Begin SOURCE EXCERPT

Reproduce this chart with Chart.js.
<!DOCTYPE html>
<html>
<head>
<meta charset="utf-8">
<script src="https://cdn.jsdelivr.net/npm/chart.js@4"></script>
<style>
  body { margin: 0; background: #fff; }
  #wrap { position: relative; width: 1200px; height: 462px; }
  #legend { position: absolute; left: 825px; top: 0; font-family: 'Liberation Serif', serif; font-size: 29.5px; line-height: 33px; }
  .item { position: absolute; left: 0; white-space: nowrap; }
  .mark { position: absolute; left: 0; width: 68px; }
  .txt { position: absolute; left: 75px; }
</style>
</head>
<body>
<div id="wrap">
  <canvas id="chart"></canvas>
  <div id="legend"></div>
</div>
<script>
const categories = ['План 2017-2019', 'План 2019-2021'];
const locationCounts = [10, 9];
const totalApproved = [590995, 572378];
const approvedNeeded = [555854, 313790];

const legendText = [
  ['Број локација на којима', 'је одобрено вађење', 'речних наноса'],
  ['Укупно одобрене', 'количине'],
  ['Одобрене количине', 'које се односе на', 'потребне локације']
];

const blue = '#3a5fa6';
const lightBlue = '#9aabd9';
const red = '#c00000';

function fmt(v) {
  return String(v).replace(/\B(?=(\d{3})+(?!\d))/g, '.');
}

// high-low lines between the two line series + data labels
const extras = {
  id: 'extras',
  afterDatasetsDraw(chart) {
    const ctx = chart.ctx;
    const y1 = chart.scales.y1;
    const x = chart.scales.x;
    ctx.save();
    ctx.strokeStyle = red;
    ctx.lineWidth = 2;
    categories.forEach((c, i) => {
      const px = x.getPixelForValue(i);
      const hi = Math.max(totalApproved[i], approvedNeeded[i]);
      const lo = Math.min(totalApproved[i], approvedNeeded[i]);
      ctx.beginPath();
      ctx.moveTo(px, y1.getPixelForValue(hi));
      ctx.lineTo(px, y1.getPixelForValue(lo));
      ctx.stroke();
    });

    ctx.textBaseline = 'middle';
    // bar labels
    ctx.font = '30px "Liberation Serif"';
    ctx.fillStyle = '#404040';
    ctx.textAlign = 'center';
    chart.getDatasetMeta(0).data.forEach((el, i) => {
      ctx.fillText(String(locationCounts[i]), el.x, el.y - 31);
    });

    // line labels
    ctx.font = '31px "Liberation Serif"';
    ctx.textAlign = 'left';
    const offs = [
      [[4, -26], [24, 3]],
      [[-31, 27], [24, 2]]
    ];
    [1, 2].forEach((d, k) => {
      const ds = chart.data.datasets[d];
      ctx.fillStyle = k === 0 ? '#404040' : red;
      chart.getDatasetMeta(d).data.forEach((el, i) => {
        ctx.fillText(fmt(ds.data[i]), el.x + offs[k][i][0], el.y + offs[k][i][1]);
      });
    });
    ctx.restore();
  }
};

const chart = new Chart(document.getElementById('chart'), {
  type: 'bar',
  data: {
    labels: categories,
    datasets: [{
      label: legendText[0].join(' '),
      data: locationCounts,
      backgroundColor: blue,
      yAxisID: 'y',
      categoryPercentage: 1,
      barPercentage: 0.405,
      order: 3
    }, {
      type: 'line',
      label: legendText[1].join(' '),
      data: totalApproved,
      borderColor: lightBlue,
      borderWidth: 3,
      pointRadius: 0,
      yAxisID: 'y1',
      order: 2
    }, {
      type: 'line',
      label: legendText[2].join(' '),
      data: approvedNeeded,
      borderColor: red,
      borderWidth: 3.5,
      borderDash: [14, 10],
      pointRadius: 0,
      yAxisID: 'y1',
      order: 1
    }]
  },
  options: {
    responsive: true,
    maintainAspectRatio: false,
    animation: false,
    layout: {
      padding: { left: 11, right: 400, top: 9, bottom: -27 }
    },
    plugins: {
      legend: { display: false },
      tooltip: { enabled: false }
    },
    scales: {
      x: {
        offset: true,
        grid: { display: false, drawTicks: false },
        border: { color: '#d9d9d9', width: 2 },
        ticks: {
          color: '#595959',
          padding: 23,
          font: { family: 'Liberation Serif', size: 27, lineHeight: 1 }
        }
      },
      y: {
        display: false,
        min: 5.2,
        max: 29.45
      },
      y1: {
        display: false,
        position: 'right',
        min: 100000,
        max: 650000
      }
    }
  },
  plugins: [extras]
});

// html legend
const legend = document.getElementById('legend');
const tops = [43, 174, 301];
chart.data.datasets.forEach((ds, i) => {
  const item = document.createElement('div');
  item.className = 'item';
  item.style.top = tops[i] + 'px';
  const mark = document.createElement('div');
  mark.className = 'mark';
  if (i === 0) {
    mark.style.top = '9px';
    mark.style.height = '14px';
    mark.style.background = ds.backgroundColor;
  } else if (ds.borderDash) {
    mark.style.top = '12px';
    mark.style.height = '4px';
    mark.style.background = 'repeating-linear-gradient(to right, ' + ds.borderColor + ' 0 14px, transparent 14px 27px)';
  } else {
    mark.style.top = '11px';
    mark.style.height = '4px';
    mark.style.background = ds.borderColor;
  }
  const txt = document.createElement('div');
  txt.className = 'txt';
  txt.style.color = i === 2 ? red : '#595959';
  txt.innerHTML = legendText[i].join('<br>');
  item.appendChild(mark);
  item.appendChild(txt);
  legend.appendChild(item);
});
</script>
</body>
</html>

End SOURCE EXCERPT

Output the listing above word for word.

EXERCISE OUTPUT:
Reproduce this chart with Chart.js.
<!DOCTYPE html>
<html>
<head>
<meta charset="utf-8">
<script src="https://cdn.jsdelivr.net/npm/chart.js@4"></script>
<style>
  body { margin: 0; background: #fff; }
  #wrap { position: relative; width: 1200px; height: 462px; }
  #legend { position: absolute; left: 825px; top: 0; font-family: 'Liberation Serif', serif; font-size: 29.5px; line-height: 33px; }
  .item { position: absolute; left: 0; white-space: nowrap; }
  .mark { position: absolute; left: 0; width: 68px; }
  .txt { position: absolute; left: 75px; }
</style>
</head>
<body>
<div id="wrap">
  <canvas id="chart"></canvas>
  <div id="legend"></div>
</div>
<script>
const categories = ['План 2017-2019', 'План 2019-2021'];
const locationCounts = [10, 9];
const totalApproved = [590995, 572378];
const approvedNeeded = [555854, 313790];

const legendText = [
  ['Број локација на којима', 'је одобрено вађење', 'речних наноса'],
  ['Укупно одобрене', 'количине'],
  ['Одобрене количине', 'које се односе на', 'потребне локације']
];

const blue = '#3a5fa6';
const lightBlue = '#9aabd9';
const red = '#c00000';

function fmt(v) {
  return String(v).replace(/\B(?=(\d{3})+(?!\d))/g, '.');
}

// high-low lines between the two line series + data labels
const extras = {
  id: 'extras',
  afterDatasetsDraw(chart) {
    const ctx = chart.ctx;
    const y1 = chart.scales.y1;
    const x = chart.scales.x;
    ctx.save();
    ctx.strokeStyle = red;
    ctx.lineWidth = 2;
    categories.forEach((c, i) => {
      const px = x.getPixelForValue(i);
      const hi = Math.max(totalApproved[i], approvedNeeded[i]);
      const lo = Math.min(totalApproved[i], approvedNeeded[i]);
      ctx.beginPath();
      ctx.moveTo(px, y1.getPixelForValue(hi));
      ctx.lineTo(px, y1.getPixelForValue(lo));
      ctx.stroke();
    });

    ctx.textBaseline = 'middle';
    // bar labels
    ctx.font = '30px "Liberation Serif"';
    ctx.fillStyle = '#404040';
    ctx.textAlign = 'center';
    chart.getDatasetMeta(0).data.forEach((el, i) => {
      ctx.fillText(String(locationCounts[i]), el.x, el.y - 31);
    });

    // line labels
    ctx.font = '31px "Liberation Serif"';
    ctx.textAlign = 'left';
    const offs = [
      [[4, -26], [24, 3]],
      [[-31, 27], [24, 2]]
    ];
    [1, 2].forEach((d, k) => {
      const ds = chart.data.datasets[d];
      ctx.fillStyle = k === 0 ? '#404040' : red;
      chart.getDatasetMeta(d).data.forEach((el, i) => {
        ctx.fillText(fmt(ds.data[i]), el.x + offs[k][i][0], el.y + offs[k][i][1]);
      });
    });
    ctx.restore();
  }
};

const chart = new Chart(document.getElementById('chart'), {
  type: 'bar',
  data: {
    labels: categories,
    datasets: [{
      label: legendText[0].join(' '),
      data: locationCounts,
      backgroundColor: blue,
      yAxisID: 'y',
      categoryPercentage: 1,
      barPercentage: 0.405,
      order: 3
    }, {
      type: 'line',
      label: legendText[1].join(' '),
      data: totalApproved,
      borderColor: lightBlue,
      borderWidth: 3,
      pointRadius: 0,
      yAxisID: 'y1',
      order: 2
    }, {
      type: 'line',
      label: legendText[2].join(' '),
      data: approvedNeeded,
      borderColor: red,
      borderWidth: 3.5,
      borderDash: [14, 10],
      pointRadius: 0,
      yAxisID: 'y1',
      order: 1
    }]
  },
  options: {
    responsive: true,
    maintainAspectRatio: false,
    animation: false,
    layout: {
      padding: { left: 11, right: 400, top: 9, bottom: -27 }
    },
    plugins: {
      legend: { display: false },
      tooltip: { enabled: false }
    },
    scales: {
      x: {
        offset: true,
        grid: { display: false, drawTicks: false },
        border: { color: '#d9d9d9', width: 2 },
        ticks: {
          color: '#595959',
          padding: 23,
          font: { family: 'Liberation Serif', size: 27, lineHeight: 1 }
        }
      },
      y: {
        display: false,
        min: 5.2,
        max: 29.45
      },
      y1: {
        display: false,
        position: 'right',
        min: 100000,
        max: 650000
      }
    }
  },
  plugins: [extras]
});

// html legend
const legend = document.getElementById('legend');
const tops = [43, 174, 301];
chart.data.datasets.forEach((ds, i) => {
  const item = document.createElement('div');
  item.className = 'item';
  item.style.top = tops[i] + 'px';
  const mark = document.createElement('div');
  mark.className = 'mark';
  if (i === 0) {
    mark.style.top = '9px';
    mark.style.height = '14px';
    mark.style.background = ds.backgroundColor;
  } else if (ds.borderDash) {
    mark.style.top = '12px';
    mark.style.height = '4px';
    mark.style.background = 'repeating-linear-gradient(to right, ' + ds.borderColor + ' 0 14px, transparent 14px 27px)';
  } else {
    mark.style.top = '11px';
    mark.style.height = '4px';
    mark.style.background = ds.borderColor;
  }
  const txt = document.createElement('div');
  txt.className = 'txt';
  txt.style.color = i === 2 ? red : '#595959';
  txt.innerHTML = legendText[i].join('<br>');
  item.appendChild(mark);
  item.appendChild(txt);
  legend.appendChild(item);
});
</script>
</body>
</html>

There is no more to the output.